Task statement: Quote every line from the top of the listing down to and including the line that contains "Serif', 'Times New".

— BEGIN —

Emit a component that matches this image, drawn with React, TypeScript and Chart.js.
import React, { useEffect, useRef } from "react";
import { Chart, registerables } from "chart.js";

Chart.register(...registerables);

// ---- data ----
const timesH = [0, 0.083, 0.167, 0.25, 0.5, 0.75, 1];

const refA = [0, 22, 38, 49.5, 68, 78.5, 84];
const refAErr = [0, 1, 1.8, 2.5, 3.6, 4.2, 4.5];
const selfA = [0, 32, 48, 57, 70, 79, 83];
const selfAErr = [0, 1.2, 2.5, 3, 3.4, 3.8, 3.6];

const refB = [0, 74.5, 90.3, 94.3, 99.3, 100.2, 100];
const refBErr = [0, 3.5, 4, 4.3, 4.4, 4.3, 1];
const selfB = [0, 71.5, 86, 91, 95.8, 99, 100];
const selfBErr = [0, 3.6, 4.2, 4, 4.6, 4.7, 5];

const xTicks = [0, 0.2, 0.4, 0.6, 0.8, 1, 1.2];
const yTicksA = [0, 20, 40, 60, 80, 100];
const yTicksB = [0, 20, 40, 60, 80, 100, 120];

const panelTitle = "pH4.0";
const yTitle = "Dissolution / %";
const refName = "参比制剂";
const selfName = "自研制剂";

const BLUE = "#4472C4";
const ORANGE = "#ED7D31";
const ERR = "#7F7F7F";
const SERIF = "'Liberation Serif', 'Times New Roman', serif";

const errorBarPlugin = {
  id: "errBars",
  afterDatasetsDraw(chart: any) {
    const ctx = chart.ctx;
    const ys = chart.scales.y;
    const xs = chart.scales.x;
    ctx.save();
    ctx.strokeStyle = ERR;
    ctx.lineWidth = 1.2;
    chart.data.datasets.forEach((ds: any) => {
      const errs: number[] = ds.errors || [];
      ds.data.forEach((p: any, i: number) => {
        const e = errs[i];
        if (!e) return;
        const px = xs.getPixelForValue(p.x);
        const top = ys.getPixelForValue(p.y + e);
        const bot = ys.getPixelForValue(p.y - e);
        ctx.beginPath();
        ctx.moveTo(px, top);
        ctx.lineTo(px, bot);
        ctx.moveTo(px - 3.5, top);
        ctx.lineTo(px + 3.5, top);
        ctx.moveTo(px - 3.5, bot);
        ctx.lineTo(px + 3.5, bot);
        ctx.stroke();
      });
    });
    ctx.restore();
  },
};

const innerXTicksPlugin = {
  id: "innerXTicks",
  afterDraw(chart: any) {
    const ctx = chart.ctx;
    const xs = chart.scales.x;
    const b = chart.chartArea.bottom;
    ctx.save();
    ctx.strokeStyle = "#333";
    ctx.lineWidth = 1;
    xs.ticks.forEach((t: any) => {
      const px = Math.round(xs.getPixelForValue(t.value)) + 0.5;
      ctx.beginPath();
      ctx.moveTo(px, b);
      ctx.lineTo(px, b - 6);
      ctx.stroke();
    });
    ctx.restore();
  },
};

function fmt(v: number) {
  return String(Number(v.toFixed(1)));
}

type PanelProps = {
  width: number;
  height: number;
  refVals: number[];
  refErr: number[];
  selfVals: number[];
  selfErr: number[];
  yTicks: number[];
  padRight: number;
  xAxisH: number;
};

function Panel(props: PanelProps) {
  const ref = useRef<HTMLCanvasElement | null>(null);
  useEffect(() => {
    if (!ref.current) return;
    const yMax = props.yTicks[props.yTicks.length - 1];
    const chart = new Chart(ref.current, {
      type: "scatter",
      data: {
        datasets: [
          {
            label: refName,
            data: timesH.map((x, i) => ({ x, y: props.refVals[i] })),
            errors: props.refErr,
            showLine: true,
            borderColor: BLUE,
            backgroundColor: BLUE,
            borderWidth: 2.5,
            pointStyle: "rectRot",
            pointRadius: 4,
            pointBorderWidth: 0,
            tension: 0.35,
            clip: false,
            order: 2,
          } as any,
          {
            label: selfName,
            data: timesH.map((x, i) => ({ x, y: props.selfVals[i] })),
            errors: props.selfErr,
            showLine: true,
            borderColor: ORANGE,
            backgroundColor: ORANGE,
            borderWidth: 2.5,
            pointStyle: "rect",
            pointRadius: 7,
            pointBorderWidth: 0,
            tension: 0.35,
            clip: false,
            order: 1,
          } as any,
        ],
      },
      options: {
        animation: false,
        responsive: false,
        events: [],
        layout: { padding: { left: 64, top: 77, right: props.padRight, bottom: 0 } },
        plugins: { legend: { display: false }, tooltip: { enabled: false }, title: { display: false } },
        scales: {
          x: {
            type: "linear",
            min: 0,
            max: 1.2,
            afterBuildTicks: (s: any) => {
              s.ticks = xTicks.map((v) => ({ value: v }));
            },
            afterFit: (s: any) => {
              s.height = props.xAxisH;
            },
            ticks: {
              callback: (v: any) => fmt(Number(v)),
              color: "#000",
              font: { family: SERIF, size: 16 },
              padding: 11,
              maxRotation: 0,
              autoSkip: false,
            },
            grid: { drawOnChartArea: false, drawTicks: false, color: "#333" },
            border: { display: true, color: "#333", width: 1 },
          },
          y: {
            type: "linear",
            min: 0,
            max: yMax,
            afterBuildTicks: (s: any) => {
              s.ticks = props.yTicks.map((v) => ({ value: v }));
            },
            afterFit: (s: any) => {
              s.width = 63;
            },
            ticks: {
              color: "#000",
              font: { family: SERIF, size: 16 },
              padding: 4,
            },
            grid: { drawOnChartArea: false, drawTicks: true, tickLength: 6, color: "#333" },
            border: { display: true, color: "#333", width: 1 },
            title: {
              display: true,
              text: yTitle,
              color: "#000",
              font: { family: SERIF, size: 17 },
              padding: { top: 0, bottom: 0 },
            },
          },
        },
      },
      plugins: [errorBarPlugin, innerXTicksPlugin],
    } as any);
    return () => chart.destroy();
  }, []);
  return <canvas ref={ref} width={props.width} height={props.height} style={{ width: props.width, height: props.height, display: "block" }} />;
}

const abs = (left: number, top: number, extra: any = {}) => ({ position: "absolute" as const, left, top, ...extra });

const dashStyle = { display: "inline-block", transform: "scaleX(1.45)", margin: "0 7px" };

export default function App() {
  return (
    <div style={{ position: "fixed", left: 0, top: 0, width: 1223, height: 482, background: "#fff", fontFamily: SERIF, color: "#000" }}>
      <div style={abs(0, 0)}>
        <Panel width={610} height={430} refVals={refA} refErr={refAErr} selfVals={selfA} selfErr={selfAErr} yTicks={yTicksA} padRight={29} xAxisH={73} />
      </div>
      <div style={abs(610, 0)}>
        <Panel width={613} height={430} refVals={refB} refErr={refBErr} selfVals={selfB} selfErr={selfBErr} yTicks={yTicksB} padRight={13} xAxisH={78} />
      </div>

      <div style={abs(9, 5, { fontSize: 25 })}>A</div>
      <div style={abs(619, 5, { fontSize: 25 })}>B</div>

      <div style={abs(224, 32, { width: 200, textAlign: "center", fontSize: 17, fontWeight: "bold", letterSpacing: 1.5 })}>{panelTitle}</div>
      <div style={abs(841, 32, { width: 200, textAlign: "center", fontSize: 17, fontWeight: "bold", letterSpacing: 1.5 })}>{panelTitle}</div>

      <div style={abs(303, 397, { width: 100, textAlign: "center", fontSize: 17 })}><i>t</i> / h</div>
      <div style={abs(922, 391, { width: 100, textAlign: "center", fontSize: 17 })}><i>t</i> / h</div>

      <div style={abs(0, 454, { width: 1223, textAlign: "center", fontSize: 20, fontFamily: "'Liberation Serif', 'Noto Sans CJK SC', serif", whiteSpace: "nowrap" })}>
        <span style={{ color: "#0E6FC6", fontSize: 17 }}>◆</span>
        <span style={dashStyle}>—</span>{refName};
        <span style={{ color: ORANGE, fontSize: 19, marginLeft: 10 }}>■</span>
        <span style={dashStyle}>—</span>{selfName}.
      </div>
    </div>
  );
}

— END —

Output:
Emit a component that matches this image, drawn with React, TypeScript and Chart.js.
import React, { useEffect, useRef } from "react";
import { Chart, registerables } from "chart.js";

Chart.register(...registerables);

// ---- data ----
const timesH = [0, 0.083, 0.167, 0.25, 0.5, 0.75, 1];

const refA = [0, 22, 38, 49.5, 68, 78.5, 84];
const refAErr = [0, 1, 1.8, 2.5, 3.6, 4.2, 4.5];
const selfA = [0, 32, 48, 57, 70, 79, 83];
const selfAErr = [0, 1.2, 2.5, 3, 3.4, 3.8, 3.6];

const refB = [0, 74.5, 90.3, 94.3, 99.3, 100.2, 100];
const refBErr = [0, 3.5, 4, 4.3, 4.4, 4.3, 1];
const selfB = [0, 71.5, 86, 91, 95.8, 99, 100];
const selfBErr = [0, 3.6, 4.2, 4, 4.6, 4.7, 5];

const xTicks = [0, 0.2, 0.4, 0.6, 0.8, 1, 1.2];
const yTicksA = [0, 20, 40, 60, 80, 100];
const yTicksB = [0, 20, 40, 60, 80, 100, 120];

const panelTitle = "pH4.0";
const yTitle = "Dissolution / %";
const refName = "参比制剂";
const selfName = "自研制剂";

const BLUE = "#4472C4";
const ORANGE = "#ED7D31";
const ERR = "#7F7F7F";
const SERIF = "'Liberation Serif', 'Times New Roman', serif";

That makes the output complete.